_Stored data_.
>> Begin

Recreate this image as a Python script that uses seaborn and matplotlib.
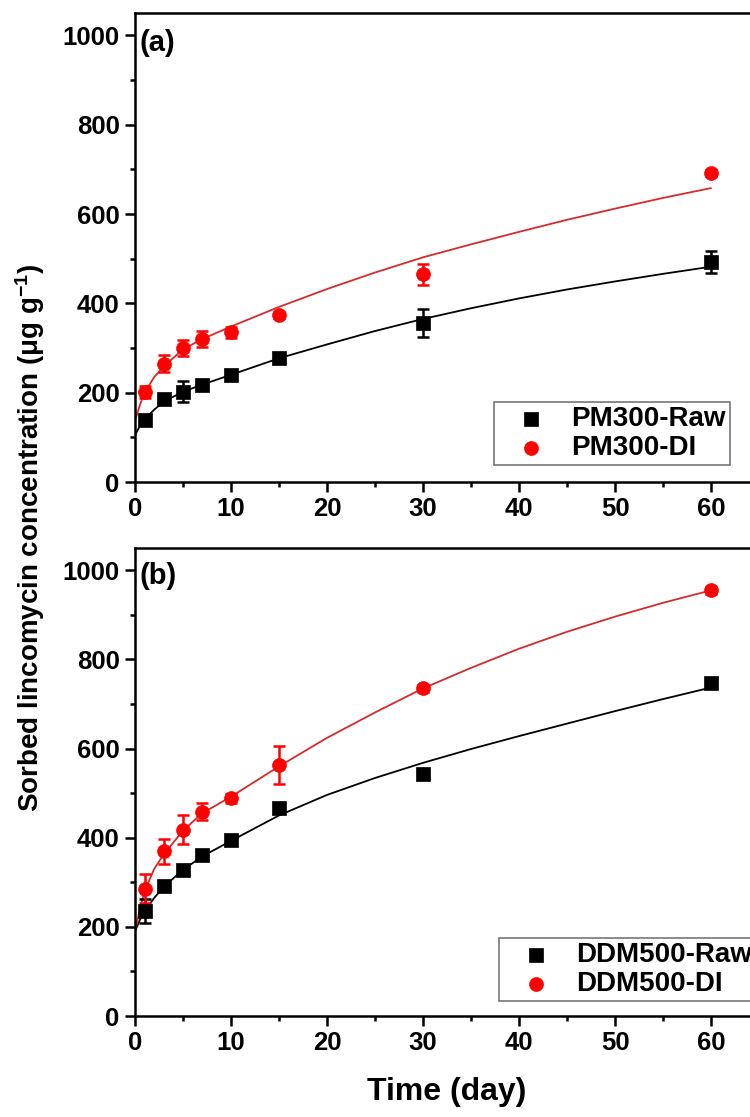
import matplotlib
matplotlib.use("Agg")
import matplotlib.pyplot as plt
import seaborn as sns
import numpy as np
from matplotlib.ticker import MultipleLocator

# ---------------- data ----------------
t_days = [1, 3, 5, 7, 10, 15, 30, 60]

a_raw = [139, 186, 202, 217, 239, 277, 356, 493]
a_raw_err = [12, 6, 24, 10, 8, 8, 32, 25]
a_di = [202, 265, 300, 321, 335, 374, 465, 692]
a_di_err = [13, 19, 17, 18, 13, 6, 23, 6]

b_raw = [235, 291, 327, 361, 395, 466, 543, 747]
b_raw_err = [27, 8, 8, 12, 8, 8, 8, 8]
b_di = [286, 370, 418, 458, 488, 563, 735, 955]
b_di_err = [32, 28, 32, 19, 10, 42, 8, 8]

# fitted curves
t_fit = [0, 0.5, 1, 2, 3, 5, 7, 10, 15, 20, 25, 30, 35, 40, 45, 50, 55, 60]
fit_a_raw = [105, 125, 140, 162, 180, 202, 218, 240, 277, 308, 338, 365, 389, 411, 431, 449, 466, 482]
fit_a_di = [137, 172, 200, 235, 259, 297, 320, 348, 392, 432, 469, 503, 532, 560, 587, 612, 636, 658]
fit_b_raw = [190, 215, 235, 265, 290, 328, 358, 393, 450, 496, 534, 568, 599, 628, 656, 684, 711, 737]
fit_b_di = [188, 240, 280, 330, 363, 416, 455, 492, 560, 624, 681, 735, 781, 824, 862, 896, 927, 955]

labels_a = ["PM300-Raw", "PM300-DI"]
labels_b = ["DDM500-Raw", "DDM500-DI"]
panel_tags = ["(a)", "(b)"]

# ---------------- style ----------------
sns.set_theme(style="ticks")
plt.rcParams["font.family"] = ["Liberation Sans", "DejaVu Sans"]
plt.rcParams["font.weight"] = "bold"
plt.rcParams["text.color"] = "black"
plt.rcParams["axes.labelcolor"] = "black"
plt.rcParams["xtick.color"] = "black"
plt.rcParams["ytick.color"] = "black"
plt.rcParams["axes.edgecolor"] = "black"
plt.rcParams["mathtext.fontset"] = "custom"
plt.rcParams["mathtext.rm"] = "Liberation Sans:bold"
plt.rcParams["mathtext.it"] = "Liberation Sans:bold"
plt.rcParams["mathtext.bf"] = "Liberation Sans:bold"
plt.rcParams["mathtext.default"] = "rm"

BLACK = "#000000"
RED = "#ff0000"
RED_LINE = "#d42b2b"

fig = plt.figure(figsize=(7.5, 11.17), dpi=100)
W, H = 750.0, 1117.0
ax1 = fig.add_axes([135 / W, 1 - 482 / H, 624 / W, 469 / H])
ax2 = fig.add_axes([135 / W, 1 - 1016 / H, 624 / W, 468 / H])


def draw_panel(ax, raw, raw_err, di, di_err, fraw, fdi, labels, tag, tag_y, leg_anchor):
    sns.lineplot(x=t_fit, y=fraw, ax=ax, color=BLACK, linewidth=1.3, legend=False, zorder=2)
    sns.lineplot(x=t_fit, y=fdi, ax=ax, color=RED_LINE, linewidth=1.3, legend=False, zorder=2)
    ax.errorbar(t_days, raw, yerr=raw_err, fmt="none", ecolor=BLACK, elinewidth=1.8,
                capsize=4.4, capthick=1.8, zorder=3)
    ax.errorbar(t_days, di, yerr=di_err, fmt="none", ecolor=RED, elinewidth=1.8,
                capsize=4.4, capthick=1.8, zorder=3)
    sns.scatterplot(x=t_days, y=raw, ax=ax, marker="s", s=88, color=BLACK,
                    edgecolor=BLACK, linewidth=0.5, label=labels[0], zorder=4)
    sns.scatterplot(x=t_days, y=di, ax=ax, marker="o", s=100, color=RED,
                    edgecolor=RED, linewidth=0.5, label=labels[1], zorder=4)

    ax.set_xlim(0, 65)
    ax.set_ylim(0, 1050)
    ax.xaxis.set_major_locator(MultipleLocator(10))
    ax.xaxis.set_minor_locator(MultipleLocator(5))
    ax.yaxis.set_major_locator(MultipleLocator(200))
    ax.yaxis.set_minor_locator(MultipleLocator(100))
    ax.tick_params(which="major", direction="out", length=7, width=1.8,
                   labelsize=18.5, pad=4, colors=BLACK, labelcolor=BLACK)
    ax.tick_params(which="minor", direction="out", length=3.8, width=1.8, colors=BLACK)
    for lab in ax.get_xticklabels() + ax.get_yticklabels():
        lab.set_fontweight("bold")
        lab.set_color(BLACK)
    for sp in ax.spines.values():
        sp.set_linewidth(1.8)
        sp.set_color(BLACK)
    ax.set_xlabel("")
    ax.set_ylabel("")
    ax.text(0.5, tag_y, tag, fontsize=21, fontweight="bold", ha="left", va="center",
            color=BLACK)

    leg = ax.legend(loc="lower left", bbox_to_anchor=leg_anchor, borderaxespad=0,
                    fontsize=20, frameon=True, fancybox=False, borderpad=0.15,
                    labelspacing=0.1, handlelength=2.37, handletextpad=0.25,
                    markerscale=1.0)
    frame = leg.get_frame()
    frame.set_edgecolor("#555555")
    frame.set_linewidth(1.2)
    for txt in leg.get_texts():
        txt.set_fontweight("bold")
        txt.set_color(BLACK)


draw_panel(ax1, a_raw, a_raw_err, a_di, a_di_err, fit_a_raw, fit_a_di,
           labels_a, panel_tags[0], 982, (0.5753, 0.0362))
draw_panel(ax2, b_raw, b_raw_err, b_di, b_di_err, fit_b_raw, fit_b_di,
           labels_b, panel_tags[1], 987, (0.583, 0.032))

fig.text(30 / W, 1 - 538 / H, r"Sorbed lincomycin concentration (μg g$^{-1}$)",
         rotation=90, ha="center", va="center", fontsize=20, fontweight="bold",
         color=BLACK)
fig.text(447 / W, 1 - 1092 / H, "Time (day)", ha="center", va="center",
         fontsize=23, fontweight="bold", color=BLACK)

fig.savefig("out.png", dpi=100)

>> End

_What is expected_.
Your task is to return the lines above, from the first one up to and including the line containing "from matplotlib.ticker import MultipleLocator", minus any pictures.

_Answer to this task_.
Recreate this image as a Python script that uses seaborn and matplotlib.
import matplotlib
matplotlib.use("Agg")
import matplotlib.pyplot as plt
import seaborn as sns
import numpy as np
from matplotlib.ticker import MultipleLocator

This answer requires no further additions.